The hurt feelings he referenced map directly onto a specific and documented tension: LeBron has never taken a contract below the maximum except for the 2010 discount he accepted to join the Miami Heat, and Windhorst himself has noted that James has been “very attuned to maximizing his salary” for the past fifteen years because he believed he was underpaid.

Asking the most decorated active player in the sport to accept a meaningful salary reduction, while his franchise is simultaneously building around a 27-year-old who earns more than him next season, is a negotiation that will generate exactly the friction Windhorst is predicting.

The Player Who Has Never Taken a Pay Cut Is About to Be Asked to Take One. Both Sides Know It

Windhorst’s prediction that LeBron James wants to stay is the headline.
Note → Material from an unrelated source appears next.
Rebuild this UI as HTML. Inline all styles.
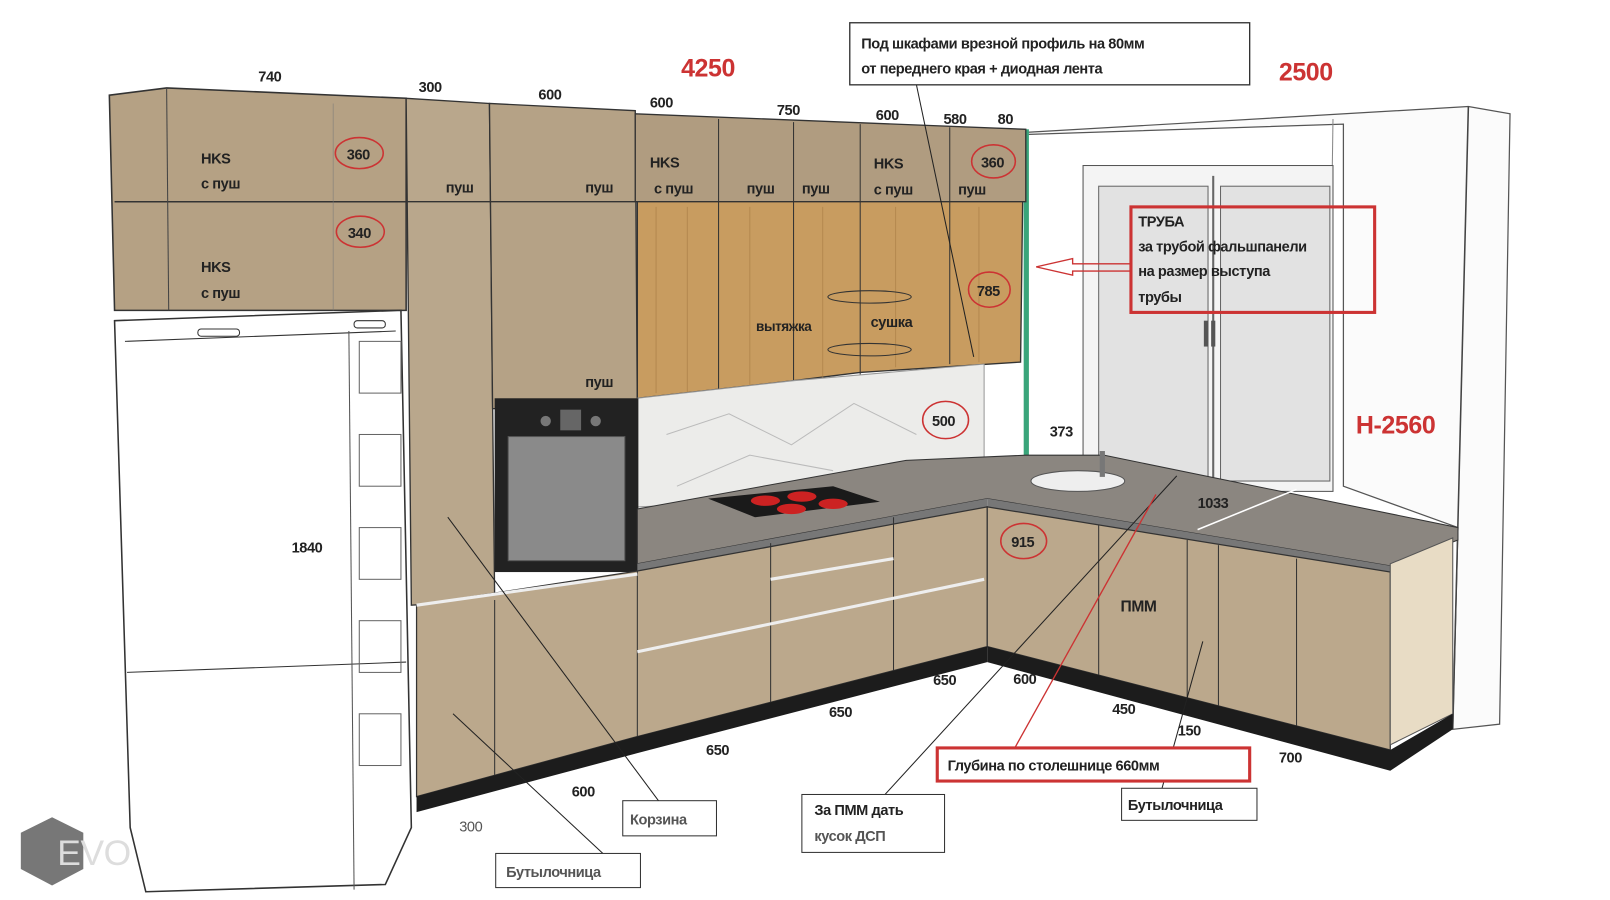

However, the detail underneath it is a more honest read on what this summer is going to look like, and because both parties want the same destination, the argument will be about who pays for the trip.

LeBron James and Lakers teammates
Mar 16, 2026; Houston, Texas, USA; Los Angeles Lakers guard Luka Doncic (77) and forward LeBron James (23) celebrate with teammates after a play during the third quarter against the Houston Rockets at Toyota Center. Mandatory Credit: Troy Taormina-Imagn Images

The four-time MVP is averaging 20.9 points, 7.2 assists, and 6.1 rebounds this season at 41 years old on a career-low 27.2 percent usage rate. Some have interpreted it as a deliberate sacrifice made to keep Doncic and Reaves operating freely. The Lakers went on a 13-of-14 run when James fully embraced the third-option role. While the value he provides is not in question, the question is what that value is worth on a roster that has already committed its financial architecture to Doncic and is about to extend Reaves.

They cannot offer his $50 million next season without the cap math becoming impossible. Moreover, his leverage is personal, given that he wants to stay, the Lakers reportedly want him back, and Cleveland remains a real alternative that adds pressure to Los Angeles’ negotiating position, even if the Cavaliers’ salary situation makes a meaningful deal logistically difficult.